Miró la máquina de escribir. Sammy había estado usando esa máquina cuando, por alguna razón, entró en la casa de baños. ¿Y si realmente había tenido alguna especie de ataque que la había desorientado? ¿Y si había dejado la carta en la fotocopiadora? Min había bajado temprano a la mañana siguiente. Debió de haberla descubierto y la destruyó.
Cansada, Elizabeth regresó a su bungalow. Nunca sabría quién había enviado esas cartas. Nadie lo admitiría jamás. ¿Y por qué permanecía allí entonces? Todo había terminado. ¿Y qué haría con el resto de su vida? En la nota, Ted le decía que comenzara un nuevo y más feliz capítulo en su vida. ¿Dónde? ¿Cómo?
Le dolía mucho la cabeza. Se dio cuenta de que otra vez se había saltado el almuerzo. Llamaría para ver cómo seguía Alvirah Meehan y luego comenzaría a hacer sus maletas. Es horrible no tener ningún lugar adonde querer ir ni ninguna persona con quien querer estar. Sacó una maleta del armario, la abrió, pero se detuvo abruptamente.
Todavía tenía el broche de Alvirah. Estaba en el bolsillo de los pantalones que había usado al ir a la clínica. Cuando lo sacó y lo sostuvo en la mano, se dio cuenta de que era más pesado de lo que esperaba. No era una experta en joyas, pero era evidente que ese broche no era de gran valor. Le dio la vuelta y comenzó a estudiar la parte de atrás. No tenía el habitual broche de seguridad. En lugar de eso, había un implemento extraño. Volvió otra vez el broche para estudiar la parte de adelante. ¡La apertura del centro era un micrófono!
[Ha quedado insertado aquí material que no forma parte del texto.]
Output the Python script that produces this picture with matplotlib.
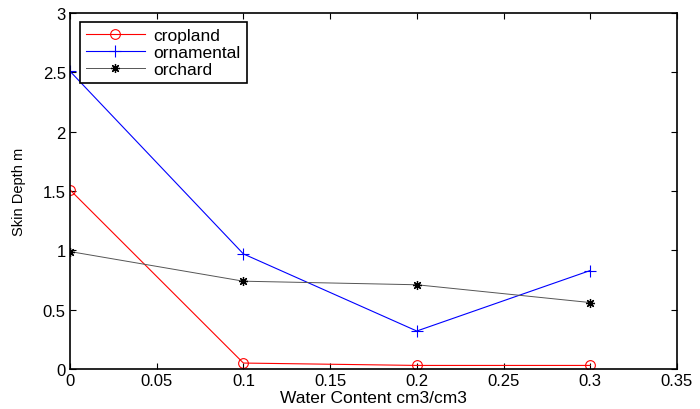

El impacto de su descubrimiento la dejó atónita. Las preguntas aparentemente inocentes, la forma en que Alvirah Meehan jugaba con el broche… Estaba orientando el micrófono para que captara las voces de las personas con quienes estaba. El bolso en su bungalow con el costoso cassette, las cassettes… Tenía que apoderarse de ellas antes de que otro lo hiciera.
Llamó a Vicky.
*****
Quince minutos después, estaba de vuelta en su bungalow, con el cassette y las cassettes de Alvirah Meehan. Vicky parecía preocupada y temerosa.
—Espero que nadie nos haya visto entrar allí —le dijo.
—Le entregaré todo al sheriff Alshorne —la tranquilizó Elizabeth—. Sólo quiero estar segura de que no desaparezcan si el marido de la señora Meehan se lo cuenta a alguien. —Elizabeth aceptó un té con un emparedado. Cuando Vicky regresó con la bandeja, la encontró con los auriculares puestos, tomando notas mientras escuchaba las cintas.